Les limites des biocarburants

Une autre piste, pour alimenter les moteurs thermiques cette fois, est souvent mise en avant: celle des biocarburants. Aux Etats-Unis, la production d’éthanol à partir de maïs augmente de 30% par an. Ce carburant «vert» est même en passe de devenir compétitif sans subsides (4). En Europe, la production de biodiesel est en plein boom, notamment en Allemagne où elle augmente de 50% par an depuis 2002 (5). Si les biocarburants deviennent de plus en plus abordables, un calcul simple montre pourtant que l’offre n’atteindra malheureusement jamais la demande.
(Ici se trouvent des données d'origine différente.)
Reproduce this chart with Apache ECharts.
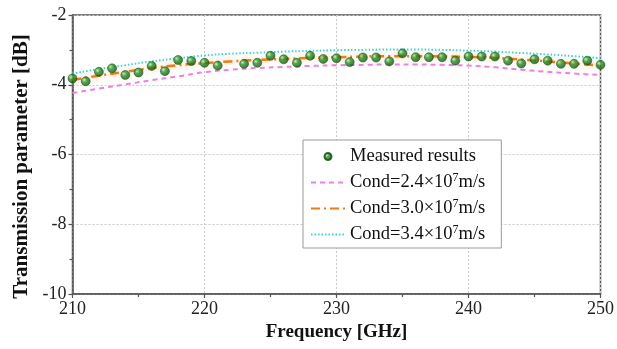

La France comporte moins de 30 millions d’hectares (Mha) de surfaces agricoles. Quand bien même toutes ces surfaces seraient converties en cultures de biocarburants, dont le rendement net par hectare est de 1 tonne en moyenne, on obtiendrait au maximum 30 millions de tonnes (Mt) de «pétrole vert». On serait loin d’étancher la soif des transports français qui consomment actuellement plus de 50 Mt de pétrole. Plus concrètement, comme on ne pourrait réalistement consacrer que les jachères françaises à la production de carburants verts, soit 1,5 Mha pouvant produire 1,5 Mt de biocarburants, seuls 3% de la consommation des transports français pourraient être couverts!

Une étude récente a également été conduite au Luxembourg, en vue de faire rouler les bus de la capitale au biocarburant. Les résultats sont tout aussi édifiants: «Il faudrait couvrir la totalité des zones vertes du Grand-Duché –y compris les zones privées!– par des plantations de colza pour couvrir la consommation des bus de la ville de Luxembourg, explique Nicolas Naniot. Conclusion, les biocarburants peuvent réduire les émissions de CO2 mais uniquement par dilution de l’ordre de 5% dans les carburants actuels».

Parallèlement à toutes les pistes hi-tech explorées pour façonner la voiture de demain, les constructeurs poursuivent aussi des objectifs plus modestes. Ils cherchent à réduire la consommation en perfectionnant les carburants (6), en améliorant l’aérodynamisme, en utilisant des matériaux plus légers, en développant de nouveaux pneus à «basse résistance au roulement», etc. Ambition technologique et pragmatisme sont les deux mamelles du progrès...

D.L.

(1) «Vers des voitures particulières diesel plus écologiques», Cordis, 1er août 2005.

(2) Il existe trois types de véhicules propulsés par un moteur électrique: le véhicule électrique «pur» alimenté par une batterie qui se recharge sur une prise classique, le véhicule hybride qui associe le thermique à l’électricité pour plus d’autonomie (ex.: Toyota Prius), et le véhicule électrique à pile à combustible, qui produit sa propre électricité à partir de l’hydrogène.

(3) «Les piles à combustible», Anne-Sophie Corbeau (ingénieure diplômée de l’Ecole centrale de Paris).

(4) «Stirring in the corn fields», The Economist, 14-20 mai 2005, pp.67-69.

(5) «Biofuels situation in the European Union», US Department of Agriculture, 23 mars 2005.

(6) Depuis fin avril, en Belgique, le pétrolier français Total commercialise l’Excellium, une essence enrichie par différents additifs (notamment un modificateur de friction pour réduire la consommation générale, des adjuvants qui permettent de réduire de 5% les rejets de CO2, des détergents spécifiques pour maintenir la propreté des soupapes et des mécanismes d’injection). Le géant anglo-néerlandais Shell a quant à lui lancé fin août sur le marché belge son «diesel extra» pour une meilleure protection des moteurs, et début septembre son essence V-Power, censé offrir «une combustion supérieure et de meilleures performances».

1 réactions:

  • Oublions donc les carburants.

    La voiture de demain - pour ne plus affecter l'environnement - doit être auto-énergétique.